The Code prohibits many other practices, including sham contracting (i.e. treating a worker as a contractor when they are really an employee), collusion between tendering parties and engaging workers who are not Australian citizens or permanent residents unless there is no suitable Australian citizen or permanent resident candidate.

Breaches of the Code must be reported to the ABCC. Builders who are covered by the Code must also have a Workplace Relations Management Plan (WRMP) approved by the ABCC as part of the tender process for Commonwealth funded projects. A WRMP is a document explaining how the builder intends to comply with the Code, including by explaining their systems and processes and also setting out their policies relating to the management of drug and alcohol use (which entities covered by the Code are required to have).

Some elements of the Code did not proceed as initially proposed. Specifically, the requirement that existing enterprise agreements be Code compliant will not come into effect immediately, instead builders will have until 29 November 2018 to ensure their agreements comply. Enterprise agreements made from 2 December 2016 must comply with the Code in order to be eligible to be awarded Commonwealth funded work.

What changes does the ROC bring?

Regulation of registered organisations is currently overseen by the General Manager of the Fair Work Commission (FWC).

The ROC – which will sit within the Office of the Fair Work Ombudsman – will retain all powers of the FWC as well as new and improved powers, mainly around disclosure, auditing and investigations.

Changes to disclosure requirements

Officers of registered organisations will be subject to much more rigorous disclosure requirements in areas such as remuneration, material personal interests and payments they receive. They will also be required to undertake training about these duties.

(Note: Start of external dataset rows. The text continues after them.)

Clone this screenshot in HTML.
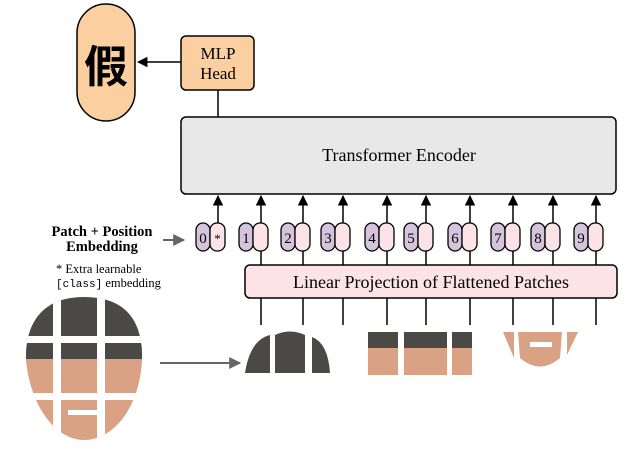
<!DOCTYPE html><html><head><style>body{margin:0;background:#fff}svg{display:block}text{font-family:"Liberation Serif",serif}</style></head><body>
<svg width="627" height="449" viewBox="0 0 627 449">
<defs><marker id="a" viewBox="0 0 10 10" refX="9" refY="5" markerWidth="7" markerHeight="7" orient="auto"><path d="M0,0L10,5L0,10z" fill="#000"/></marker>
<marker id="g" viewBox="0 0 10 10" refX="9" refY="5" markerWidth="6" markerHeight="6" orient="auto"><path d="M0,0L10,5L0,10z" fill="#666"/></marker></defs>
<rect x="77" y="4" width="58" height="117" rx="29" fill="#fbcf9f" stroke="#000" stroke-width="1.5"/>
<text x="106" y="82" font-weight="bold" font-size="44" text-anchor="middle" style="font-family:'Noto Sans CJK SC',sans-serif">假</text>
<rect x="181" y="36" width="73" height="54" rx="5" fill="#fbcf9f" stroke="#000" stroke-width="1.5"/>
<text x="218" y="59" font-size="17" text-anchor="middle">MLP</text><text x="218" y="79" font-size="17" text-anchor="middle">Head</text>
<line x1="181" y1="62" x2="138" y2="62" stroke="#000" stroke-width="1.5" marker-end="url(#a)"/>
<line x1="218" y1="90" x2="218" y2="117" stroke="#000" stroke-width="1.5"/>
<rect x="181" y="117" width="435" height="77" rx="5" fill="#e8e8e8" stroke="#000" stroke-width="1.5"/>
<text x="399" y="161" font-size="18" text-anchor="middle">Transformer Encoder</text>
<rect x="245" y="265" width="372" height="33" rx="5" fill="#fbe3e8" stroke="#000" stroke-width="1.5"/>
<text x="431" y="288" font-size="18" text-anchor="middle">Linear Projection of Flattened Patches</text>
<line x1="218" y1="223" x2="218" y2="196" stroke="#000" stroke-width="1.5" marker-end="url(#a)"/>
<g id="toks"></g>
<text x="102" y="236" font-size="14.5" font-weight="bold" text-anchor="middle">Patch + Position</text>
<text x="102" y="251" font-size="14.5" font-weight="bold" text-anchor="middle">Embedding</text>
<line x1="163" y1="240" x2="184" y2="240" stroke="#666" stroke-width="2" marker-end="url(#g)"/>
<text x="56" y="273" font-size="12.5">* Extra learnable</text>
<text x="56" y="287" font-size="12.5"><tspan style="font-family:'Liberation Mono',monospace" font-size="11">[class]</tspan> embedding</text>
<line x1="160" y1="363" x2="240" y2="363" stroke="#666" stroke-width="2" marker-end="url(#g)"/>
<clipPath id="f"><path d="M84,297 C125,297 143,320 142,360 C140,405 115,440 84,440 C55,440 30,405 26,360 C25,320 45,297 84,297Z"/></clipPath>
<g clip-path="url(#f)">
<rect x="20" y="290" width="130" height="60" fill="#4a4946"/>
<rect x="20" y="345" width="130" height="100" fill="#d9a284"/>
<rect x="20" y="345" width="130" height="14" fill="#4a4946"/>
<rect x="68" y="410" width="34" height="5" fill="#fff"/>
<rect x="53" y="290" width="8" height="160" fill="#fff"/><rect x="97" y="290" width="8" height="160" fill="#fff"/>
<rect x="20" y="336" width="130" height="7" fill="#fff"/><rect x="20" y="393" width="130" height="7" fill="#fff"/>
</g>
<path d="M245,373 Q250,340 270,335 L270,373Z" fill="#4a4946"/>
<path d="M275,373 L275,335 Q290,328 305,335 L305,373Z" fill="#4a4946"/>
<path d="M312,373 L312,337 Q328,343 330,373Z" fill="#4a4946"/>
<rect x="368" y="332" width="30" height="43" fill="#d9a284"/><rect x="368" y="332" width="30" height="16" fill="#4a4946"/>
<rect x="404" y="332" width="43" height="43" fill="#d9a284"/><rect x="404" y="332" width="43" height="16" fill="#4a4946"/>
<rect x="452" y="332" width="20" height="43" fill="#d9a284"/><rect x="452" y="332" width="20" height="16" fill="#4a4946"/>
<path d="M503,332 L514,332 L514,358Z" fill="#d9a284"/>
<path d="M518,332 L562,332 L560,358 Q540,375 520,358Z" fill="#d9a284"/><rect x="530" y="342" width="22" height="5" fill="#fff"/>
<path d="M567,332 L578,332 L567,355Z" fill="#d9a284"/>
</svg>
<script>
var xs=[218,261,303,343,387,426,470,513,553,596],s='';
var g=document.getElementById('toks');
xs.forEach(function(x,i){
 s+='<rect x="'+(x-22)+'" y="223" width="14" height="28" rx="7" fill="#d5c5dc" stroke="#000" stroke-width="1.3"/>';
 s+='<rect x="'+(x-8)+'" y="223" width="15" height="28" rx="7" fill="#fbe3e8" stroke="#000" stroke-width="1.3"/>';
 s+='<text x="'+(x-15)+'" y="243" font-size="15" text-anchor="middle" font-family="Liberation Serif,serif">'+i+'</text>';
 if(i==0)s+='<text x="'+(x-0.5)+'" y="243" font-size="13" text-anchor="middle" font-family="Liberation Serif,serif">*</text>';
 if(i>0){s+='<line x1="'+x+'" y1="223" x2="'+x+'" y2="196" stroke="#000" stroke-width="1.5" marker-end="url(#a)"/>';
 s+='<line x1="'+x+'" y1="251" x2="'+x+'" y2="265" stroke="#000" stroke-width="1.5"/>';
 s+='<line x1="'+x+'" y1="298" x2="'+x+'" y2="325" stroke="#000" stroke-width="1.5"/>';}
});
g.innerHTML=s;
</script>
</body></html>
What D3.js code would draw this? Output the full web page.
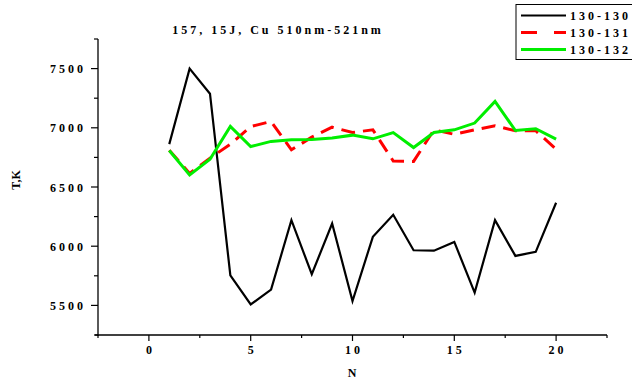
<!DOCTYPE html>
<html>
<head>
<meta charset="utf-8">
<script src="https://cdn.jsdelivr.net/npm/d3@7"></script>
<style>
  html, body { margin: 0; padding: 0; background: #fff; }
  svg { display: block; }
  text { font-family: "Liberation Serif", "Times New Roman", serif; font-weight: bold; fill: #000; }
</style>
</head>
<body>
<svg id="chart" width="632" height="382"></svg>
<script>
// Shot numbers along the x axis
const shots = [1, 2, 3, 4, 5, 6, 7, 8, 9, 10, 11, 12, 13, 14, 15, 16, 17, 18, 19, 20];

// Temperature (K) per line pair
const t130_130 = [6862, 7500, 7288, 5754, 5508, 5633, 6220, 5763, 6192, 5537,
                  6079, 6265, 5966, 5962, 6036, 5608, 6220, 5918, 5952, 6367];
const t130_131 = [6810, 6615, 6743, 6862, 7010, 7054, 6814, 6921, 7005, 6960,
                  6983, 6720, 6716, 6983, 6945, 6983, 7017, 6975, 6975, 6820];
const t130_132 = [6808, 6602, 6735, 7011, 6842, 6885, 6900, 6902, 6913, 6938,
                  6907, 6960, 6833, 6960, 6983, 7040, 7223, 6977, 6992, 6904];

const seriesNames = ["130-130", "130-131", "130-132"];
const xTicks = [0, 5, 10, 15, 20];
const yTicks = [5500, 6000, 6500, 7000, 7500];
const titleText = "157, 15J, Cu 510nm-521nm";

const series = [
  { name: seriesNames[0], values: t130_130, color: "#000000", width: 2.2, dash: null },
  { name: seriesNames[1], values: t130_131, color: "#ff0000", width: 3, dash: "14,8" },
  { name: seriesNames[2], values: t130_132, color: "#00ee00", width: 3, dash: null }
];

const svg = d3.select("#chart");
const plotL = 98, plotR = 607, plotT = 39, plotB = 335;

const x = d3.scaleLinear().domain([-2.5, 22.5]).range([plotL, plotR]);
const y = d3.scaleLinear().domain([5250, 7750]).range([plotB, plotT]);

// Axes: major ticks labelled, minor ticks halfway between
const minorX = d3.range(-2.5, 22.6, 5);
const minorY = d3.range(5250, 7751, 500);

const gx = svg.append("g").attr("transform", `translate(0,${plotB})`);
gx.append("line").attr("x1", plotL - 3).attr("x2", plotR).attr("stroke", "#000").attr("stroke-width", 1.3);
gx.selectAll(".major").data(xTicks).join("line")
  .attr("x1", d => x(d)).attr("x2", d => x(d)).attr("y1", 0).attr("y2", 6)
  .attr("stroke", "#000").attr("stroke-width", 1.2);
gx.selectAll(".minor").data(minorX).join("line")
  .attr("x1", d => x(d)).attr("x2", d => x(d)).attr("y1", 0).attr("y2", 3)
  .attr("stroke", "#000").attr("stroke-width", 1.2);
gx.selectAll(".lbl").data(xTicks).join("text")
  .attr("x", d => x(d) + 1.5).attr("y", 19)
  .attr("text-anchor", "middle").attr("font-size", 12)
  .attr("letter-spacing", 3)
  .text(d => d);

const gy = svg.append("g").attr("transform", `translate(${plotL},0)`);
gy.append("line").attr("y1", plotT).attr("y2", plotB + 1).attr("stroke", "#000").attr("stroke-width", 1.3);
gy.selectAll(".major").data(yTicks).join("line")
  .attr("y1", d => y(d)).attr("y2", d => y(d)).attr("x1", 0).attr("x2", -7)
  .attr("stroke", "#000").attr("stroke-width", 1.2);
gy.selectAll(".minor").data(minorY).join("line")
  .attr("y1", d => y(d)).attr("y2", d => y(d)).attr("x1", 0).attr("x2", -4)
  .attr("stroke", "#000").attr("stroke-width", 1.2);
gy.selectAll(".lbl").data(yTicks).join("text")
  .attr("x", -12).attr("y", d => y(d) + 4.5)
  .attr("text-anchor", "end").attr("font-size", 12)
  .attr("letter-spacing", 3)
  .text(d => d);

// Axis titles and chart title
svg.append("text").attr("x", 352).attr("y", 377)
  .attr("text-anchor", "middle").attr("font-size", 12).text("N");
svg.append("text").attr("transform", "translate(20,180) rotate(-90)")
  .attr("text-anchor", "middle").attr("font-size", 12).text("T,K");
svg.append("text").attr("x", 278).attr("y", 34)
  .attr("text-anchor", "middle").attr("font-size", 12)
  .attr("letter-spacing", 3).text(titleText);

// Series lines
const line = d3.line().x((d, i) => x(shots[i])).y(d => y(d));
series.forEach(s => {
  svg.append("path").datum(s.values)
    .attr("d", line)
    .attr("fill", "none")
    .attr("stroke", s.color)
    .attr("stroke-width", s.width)
    .attr("stroke-linejoin", "miter")
    .attr("stroke-dasharray", s.dash);
});

// Legend box
const lg = svg.append("g");
lg.append("rect").attr("x", 516).attr("y", 4.5).attr("width", 118).attr("height", 55)
  .attr("fill", "#fff").attr("stroke", "#000").attr("stroke-width", 1);
series.forEach((s, i) => {
  const yy = 15.5 + i * 17;
  lg.append("line").attr("x1", 521).attr("x2", 566).attr("y1", yy).attr("y2", yy)
    .attr("stroke", s.color).attr("stroke-width", s.width)
    .attr("stroke-dasharray", s.dash ? "16,17" : null);
  lg.append("text").attr("x", 570).attr("y", yy + 4.5)
    .attr("font-size", 12).attr("letter-spacing", 3).text(s.name);
});
</script>
</body>
</html>
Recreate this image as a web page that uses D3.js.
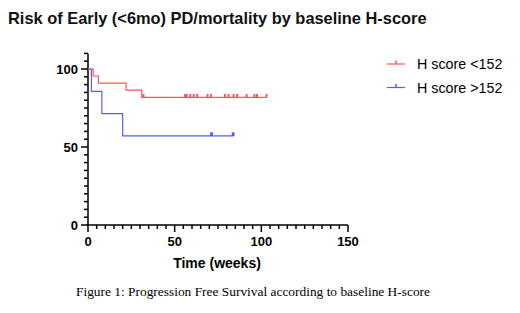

The changes in the ROC Act mean officers will be required to make these disclosures under the Fair Work Registered Organisations Act 2009 (FWRO Act) itself, whereas presently the FWRO Act only requires that registered organisations mandate such disclosures in their rules – leaving the responsibility to the organisations alone.

Changes to auditing requirements

Newly added requirements for auditors are much more stringent than previously, such as:

  • auditors must apply to the FWC for registration
  • auditors must meet certain educational requirements
  • an auditor must not play a ‘significant role’ in auditing a reporting unit for more than five consecutive financial years, or five of seven consecutive financial years, except where the FWC allows.

Officers and employees who are reckless or intentionally dishonest, and do not exercise their powers in good faith or for a proper purpose also risk committing a criminal offence, and could face five years imprisonment.

Investigations – including whistle-blower protection

The ROC will be able to exercise stronger investigative powers than the FWC currently can, including new powers to:

  • have warrants granted to seize documents
  • use seized documents as evidence
  • compel certain information to be provided where a required document is not produced.

The investigation process, and the rights of interviewees, have also been set out in much greater detail and the protections afforded to whistle-blowers are much more rigorous.

Some of the above amendments have already taken effect, such as the FWBC starting rebranding as the ABCC. Time will tell whether these and the changes to come (when they commence) will prove an effective remedy for what the Heydon Royal Commission identified as a world with room for ‘louts, thugs, bullies, thieves’.